Exercise description: What is the number of lines containing the word "this"? Please answer with that number and nothing more.

>> Begin

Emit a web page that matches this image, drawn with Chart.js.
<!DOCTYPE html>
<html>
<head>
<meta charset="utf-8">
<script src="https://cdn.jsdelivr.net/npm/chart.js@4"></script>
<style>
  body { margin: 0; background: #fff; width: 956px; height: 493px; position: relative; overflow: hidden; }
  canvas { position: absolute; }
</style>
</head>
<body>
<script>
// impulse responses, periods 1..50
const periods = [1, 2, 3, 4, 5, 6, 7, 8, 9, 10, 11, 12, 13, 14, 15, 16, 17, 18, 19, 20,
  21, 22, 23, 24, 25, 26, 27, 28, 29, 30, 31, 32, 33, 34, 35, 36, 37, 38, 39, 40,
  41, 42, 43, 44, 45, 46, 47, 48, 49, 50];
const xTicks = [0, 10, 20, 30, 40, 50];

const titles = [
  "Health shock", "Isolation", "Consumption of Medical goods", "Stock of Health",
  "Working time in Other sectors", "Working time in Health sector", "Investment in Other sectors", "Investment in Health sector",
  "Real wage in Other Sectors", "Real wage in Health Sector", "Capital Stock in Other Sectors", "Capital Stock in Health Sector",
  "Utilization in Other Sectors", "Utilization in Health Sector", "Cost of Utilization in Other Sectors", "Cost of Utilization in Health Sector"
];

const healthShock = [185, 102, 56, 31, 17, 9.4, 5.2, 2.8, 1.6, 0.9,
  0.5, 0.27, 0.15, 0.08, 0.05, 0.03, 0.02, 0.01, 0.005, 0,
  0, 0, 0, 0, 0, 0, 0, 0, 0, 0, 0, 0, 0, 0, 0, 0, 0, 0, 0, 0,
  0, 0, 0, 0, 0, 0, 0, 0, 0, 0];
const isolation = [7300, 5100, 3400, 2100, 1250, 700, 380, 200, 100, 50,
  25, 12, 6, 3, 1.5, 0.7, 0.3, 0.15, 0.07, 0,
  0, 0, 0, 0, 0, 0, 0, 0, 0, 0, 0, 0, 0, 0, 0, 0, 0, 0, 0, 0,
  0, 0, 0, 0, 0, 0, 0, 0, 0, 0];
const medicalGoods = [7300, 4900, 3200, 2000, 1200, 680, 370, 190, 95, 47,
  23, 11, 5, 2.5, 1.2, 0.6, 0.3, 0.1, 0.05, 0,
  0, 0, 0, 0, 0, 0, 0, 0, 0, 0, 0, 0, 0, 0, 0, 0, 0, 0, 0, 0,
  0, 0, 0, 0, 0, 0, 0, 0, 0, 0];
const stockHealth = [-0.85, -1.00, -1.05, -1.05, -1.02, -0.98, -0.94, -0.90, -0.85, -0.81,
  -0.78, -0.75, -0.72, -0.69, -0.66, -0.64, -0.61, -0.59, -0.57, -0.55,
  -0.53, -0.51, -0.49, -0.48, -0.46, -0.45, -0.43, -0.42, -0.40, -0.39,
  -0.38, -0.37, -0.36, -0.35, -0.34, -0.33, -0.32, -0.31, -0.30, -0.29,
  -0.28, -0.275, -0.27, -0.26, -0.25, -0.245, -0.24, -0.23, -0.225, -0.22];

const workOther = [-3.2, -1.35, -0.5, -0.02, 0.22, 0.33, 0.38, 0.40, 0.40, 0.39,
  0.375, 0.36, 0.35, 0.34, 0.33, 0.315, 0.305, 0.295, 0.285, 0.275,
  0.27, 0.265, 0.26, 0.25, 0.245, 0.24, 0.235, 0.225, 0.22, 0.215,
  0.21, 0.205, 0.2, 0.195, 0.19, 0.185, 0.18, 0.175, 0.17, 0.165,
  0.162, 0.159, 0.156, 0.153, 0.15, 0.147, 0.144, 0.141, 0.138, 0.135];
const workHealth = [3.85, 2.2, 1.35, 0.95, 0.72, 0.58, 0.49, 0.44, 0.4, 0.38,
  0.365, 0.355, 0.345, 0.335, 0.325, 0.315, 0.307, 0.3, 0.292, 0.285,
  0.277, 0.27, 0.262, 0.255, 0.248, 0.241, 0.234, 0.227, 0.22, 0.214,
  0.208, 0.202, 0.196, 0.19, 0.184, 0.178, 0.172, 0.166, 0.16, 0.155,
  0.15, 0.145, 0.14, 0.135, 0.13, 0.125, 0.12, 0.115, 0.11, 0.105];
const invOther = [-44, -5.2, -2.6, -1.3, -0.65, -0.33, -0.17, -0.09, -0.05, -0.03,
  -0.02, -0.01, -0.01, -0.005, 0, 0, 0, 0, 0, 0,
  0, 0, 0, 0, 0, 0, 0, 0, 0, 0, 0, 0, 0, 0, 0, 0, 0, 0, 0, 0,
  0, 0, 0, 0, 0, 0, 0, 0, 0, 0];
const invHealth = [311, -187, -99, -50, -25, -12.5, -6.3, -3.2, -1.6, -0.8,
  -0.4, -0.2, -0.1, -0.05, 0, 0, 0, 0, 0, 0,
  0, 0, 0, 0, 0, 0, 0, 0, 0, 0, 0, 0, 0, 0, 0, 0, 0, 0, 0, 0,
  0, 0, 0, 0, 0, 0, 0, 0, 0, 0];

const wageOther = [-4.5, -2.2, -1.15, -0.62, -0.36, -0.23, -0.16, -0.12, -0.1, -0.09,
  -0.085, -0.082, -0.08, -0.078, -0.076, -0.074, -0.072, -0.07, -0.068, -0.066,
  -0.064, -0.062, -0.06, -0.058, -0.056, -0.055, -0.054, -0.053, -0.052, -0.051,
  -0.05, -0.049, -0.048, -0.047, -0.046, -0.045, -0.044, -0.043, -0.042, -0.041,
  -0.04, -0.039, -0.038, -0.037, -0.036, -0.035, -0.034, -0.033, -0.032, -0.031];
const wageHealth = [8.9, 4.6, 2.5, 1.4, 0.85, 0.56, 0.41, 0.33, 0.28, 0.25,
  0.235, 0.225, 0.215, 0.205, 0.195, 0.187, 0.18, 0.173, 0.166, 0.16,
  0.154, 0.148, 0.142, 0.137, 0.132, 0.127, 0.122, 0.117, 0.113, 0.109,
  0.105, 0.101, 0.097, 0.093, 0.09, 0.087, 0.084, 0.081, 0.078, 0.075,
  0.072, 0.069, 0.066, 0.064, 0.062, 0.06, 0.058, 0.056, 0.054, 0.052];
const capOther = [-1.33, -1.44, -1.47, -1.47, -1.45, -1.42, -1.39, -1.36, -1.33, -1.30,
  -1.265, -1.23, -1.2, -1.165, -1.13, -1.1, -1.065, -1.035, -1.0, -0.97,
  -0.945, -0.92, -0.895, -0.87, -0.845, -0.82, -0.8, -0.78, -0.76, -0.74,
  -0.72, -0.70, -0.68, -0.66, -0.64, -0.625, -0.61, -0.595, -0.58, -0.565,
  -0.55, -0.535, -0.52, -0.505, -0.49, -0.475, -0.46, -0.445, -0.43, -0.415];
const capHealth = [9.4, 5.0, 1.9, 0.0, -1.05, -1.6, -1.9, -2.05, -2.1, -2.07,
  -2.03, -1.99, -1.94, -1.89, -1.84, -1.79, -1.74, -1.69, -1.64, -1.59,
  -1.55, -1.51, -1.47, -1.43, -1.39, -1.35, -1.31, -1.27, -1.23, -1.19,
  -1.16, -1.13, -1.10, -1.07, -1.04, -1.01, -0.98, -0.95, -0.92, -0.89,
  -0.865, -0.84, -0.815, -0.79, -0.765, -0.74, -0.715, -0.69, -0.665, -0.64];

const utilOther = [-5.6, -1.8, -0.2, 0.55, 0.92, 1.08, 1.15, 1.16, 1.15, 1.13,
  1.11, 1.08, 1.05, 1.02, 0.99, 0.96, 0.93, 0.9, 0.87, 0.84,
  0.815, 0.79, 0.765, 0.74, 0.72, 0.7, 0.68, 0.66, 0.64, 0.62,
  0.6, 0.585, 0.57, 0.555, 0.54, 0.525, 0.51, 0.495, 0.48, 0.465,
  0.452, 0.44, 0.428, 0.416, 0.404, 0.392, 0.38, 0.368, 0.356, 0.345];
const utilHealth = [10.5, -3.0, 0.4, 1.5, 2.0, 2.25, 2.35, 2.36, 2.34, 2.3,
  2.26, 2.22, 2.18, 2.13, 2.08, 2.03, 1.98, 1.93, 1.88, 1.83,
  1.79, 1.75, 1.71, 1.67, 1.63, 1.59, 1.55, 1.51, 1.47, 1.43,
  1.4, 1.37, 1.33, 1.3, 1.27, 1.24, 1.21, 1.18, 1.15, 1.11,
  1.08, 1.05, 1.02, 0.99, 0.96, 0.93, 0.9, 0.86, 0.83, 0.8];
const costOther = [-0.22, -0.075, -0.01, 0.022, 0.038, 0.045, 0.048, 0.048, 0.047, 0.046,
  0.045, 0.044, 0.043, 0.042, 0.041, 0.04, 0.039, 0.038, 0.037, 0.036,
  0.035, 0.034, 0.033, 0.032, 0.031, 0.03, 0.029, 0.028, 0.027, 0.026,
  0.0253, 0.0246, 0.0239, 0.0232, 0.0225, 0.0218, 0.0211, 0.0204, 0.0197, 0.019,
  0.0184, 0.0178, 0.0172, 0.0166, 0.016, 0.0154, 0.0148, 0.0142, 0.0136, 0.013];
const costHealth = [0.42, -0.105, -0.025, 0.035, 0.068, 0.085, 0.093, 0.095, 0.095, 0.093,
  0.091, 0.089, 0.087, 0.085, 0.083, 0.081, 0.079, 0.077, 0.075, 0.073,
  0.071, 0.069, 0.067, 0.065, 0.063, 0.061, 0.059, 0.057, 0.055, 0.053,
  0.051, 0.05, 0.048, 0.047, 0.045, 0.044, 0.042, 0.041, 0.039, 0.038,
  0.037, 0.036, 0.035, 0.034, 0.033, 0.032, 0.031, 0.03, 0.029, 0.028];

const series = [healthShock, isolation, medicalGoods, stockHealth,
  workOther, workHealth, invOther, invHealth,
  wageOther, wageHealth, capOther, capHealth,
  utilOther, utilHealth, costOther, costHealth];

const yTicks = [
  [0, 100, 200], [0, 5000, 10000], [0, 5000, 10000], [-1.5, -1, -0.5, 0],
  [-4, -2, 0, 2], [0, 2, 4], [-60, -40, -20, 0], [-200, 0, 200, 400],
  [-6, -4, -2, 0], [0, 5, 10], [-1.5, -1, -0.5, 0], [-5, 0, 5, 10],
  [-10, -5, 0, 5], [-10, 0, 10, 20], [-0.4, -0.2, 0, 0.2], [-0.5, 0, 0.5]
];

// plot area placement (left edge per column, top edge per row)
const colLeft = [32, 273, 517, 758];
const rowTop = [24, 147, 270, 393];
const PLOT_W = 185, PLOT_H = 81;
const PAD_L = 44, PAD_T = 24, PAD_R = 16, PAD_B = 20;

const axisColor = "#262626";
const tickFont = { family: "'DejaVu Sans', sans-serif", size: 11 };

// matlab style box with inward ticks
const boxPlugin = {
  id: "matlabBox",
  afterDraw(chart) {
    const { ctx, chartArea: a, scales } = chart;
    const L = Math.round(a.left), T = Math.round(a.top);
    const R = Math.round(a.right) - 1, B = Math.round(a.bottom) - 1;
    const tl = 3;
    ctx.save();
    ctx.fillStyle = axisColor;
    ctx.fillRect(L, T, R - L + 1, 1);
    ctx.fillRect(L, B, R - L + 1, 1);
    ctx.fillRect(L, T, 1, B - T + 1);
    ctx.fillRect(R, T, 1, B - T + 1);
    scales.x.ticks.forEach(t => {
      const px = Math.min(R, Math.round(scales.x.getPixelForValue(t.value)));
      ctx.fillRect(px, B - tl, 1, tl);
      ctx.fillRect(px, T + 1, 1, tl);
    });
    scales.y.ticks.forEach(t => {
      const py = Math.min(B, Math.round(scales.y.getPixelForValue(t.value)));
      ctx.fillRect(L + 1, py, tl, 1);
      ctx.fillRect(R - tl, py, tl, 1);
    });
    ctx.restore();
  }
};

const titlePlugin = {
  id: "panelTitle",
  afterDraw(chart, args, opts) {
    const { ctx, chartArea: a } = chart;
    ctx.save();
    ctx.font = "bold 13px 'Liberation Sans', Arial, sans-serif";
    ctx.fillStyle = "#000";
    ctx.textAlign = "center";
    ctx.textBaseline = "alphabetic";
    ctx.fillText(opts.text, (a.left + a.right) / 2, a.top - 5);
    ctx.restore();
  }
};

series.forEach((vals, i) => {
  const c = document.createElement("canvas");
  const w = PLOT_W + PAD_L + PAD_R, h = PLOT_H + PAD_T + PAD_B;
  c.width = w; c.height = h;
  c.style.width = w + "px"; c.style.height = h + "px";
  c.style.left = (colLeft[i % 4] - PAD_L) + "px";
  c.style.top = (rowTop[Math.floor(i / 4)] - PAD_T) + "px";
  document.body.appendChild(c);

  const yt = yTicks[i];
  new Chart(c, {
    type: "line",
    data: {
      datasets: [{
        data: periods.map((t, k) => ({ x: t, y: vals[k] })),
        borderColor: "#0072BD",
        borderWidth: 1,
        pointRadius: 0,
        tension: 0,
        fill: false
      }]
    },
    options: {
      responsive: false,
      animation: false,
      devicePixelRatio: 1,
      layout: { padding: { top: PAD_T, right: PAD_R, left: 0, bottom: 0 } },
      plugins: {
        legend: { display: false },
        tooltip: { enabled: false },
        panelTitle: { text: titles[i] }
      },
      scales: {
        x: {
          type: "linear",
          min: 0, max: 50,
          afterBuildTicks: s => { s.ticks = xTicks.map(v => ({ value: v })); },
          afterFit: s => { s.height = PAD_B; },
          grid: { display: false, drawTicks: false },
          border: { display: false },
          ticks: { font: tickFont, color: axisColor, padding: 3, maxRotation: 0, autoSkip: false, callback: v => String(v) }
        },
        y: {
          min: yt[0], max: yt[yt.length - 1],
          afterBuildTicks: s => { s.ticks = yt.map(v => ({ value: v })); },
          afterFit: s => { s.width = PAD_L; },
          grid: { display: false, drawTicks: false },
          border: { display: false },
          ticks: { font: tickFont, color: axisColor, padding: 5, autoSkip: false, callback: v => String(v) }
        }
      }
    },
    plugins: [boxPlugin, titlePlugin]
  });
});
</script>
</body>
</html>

>> End
>> Begin

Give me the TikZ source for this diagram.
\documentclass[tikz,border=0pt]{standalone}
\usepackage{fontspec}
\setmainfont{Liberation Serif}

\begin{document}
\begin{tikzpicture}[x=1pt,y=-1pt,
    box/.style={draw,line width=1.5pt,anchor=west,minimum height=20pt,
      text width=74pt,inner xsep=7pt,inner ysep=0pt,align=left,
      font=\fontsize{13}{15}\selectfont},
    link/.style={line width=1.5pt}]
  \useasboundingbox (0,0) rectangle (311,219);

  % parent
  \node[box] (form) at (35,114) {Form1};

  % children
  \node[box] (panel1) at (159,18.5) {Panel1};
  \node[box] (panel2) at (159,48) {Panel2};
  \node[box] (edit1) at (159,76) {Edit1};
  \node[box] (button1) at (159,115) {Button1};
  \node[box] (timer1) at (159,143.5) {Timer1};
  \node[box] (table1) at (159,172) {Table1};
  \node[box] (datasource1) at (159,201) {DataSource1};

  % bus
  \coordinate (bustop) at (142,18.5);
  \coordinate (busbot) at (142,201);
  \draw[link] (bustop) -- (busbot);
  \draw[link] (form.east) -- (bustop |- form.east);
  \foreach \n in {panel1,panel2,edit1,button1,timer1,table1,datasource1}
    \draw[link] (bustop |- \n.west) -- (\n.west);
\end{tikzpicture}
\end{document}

>> End

Problem solution: 2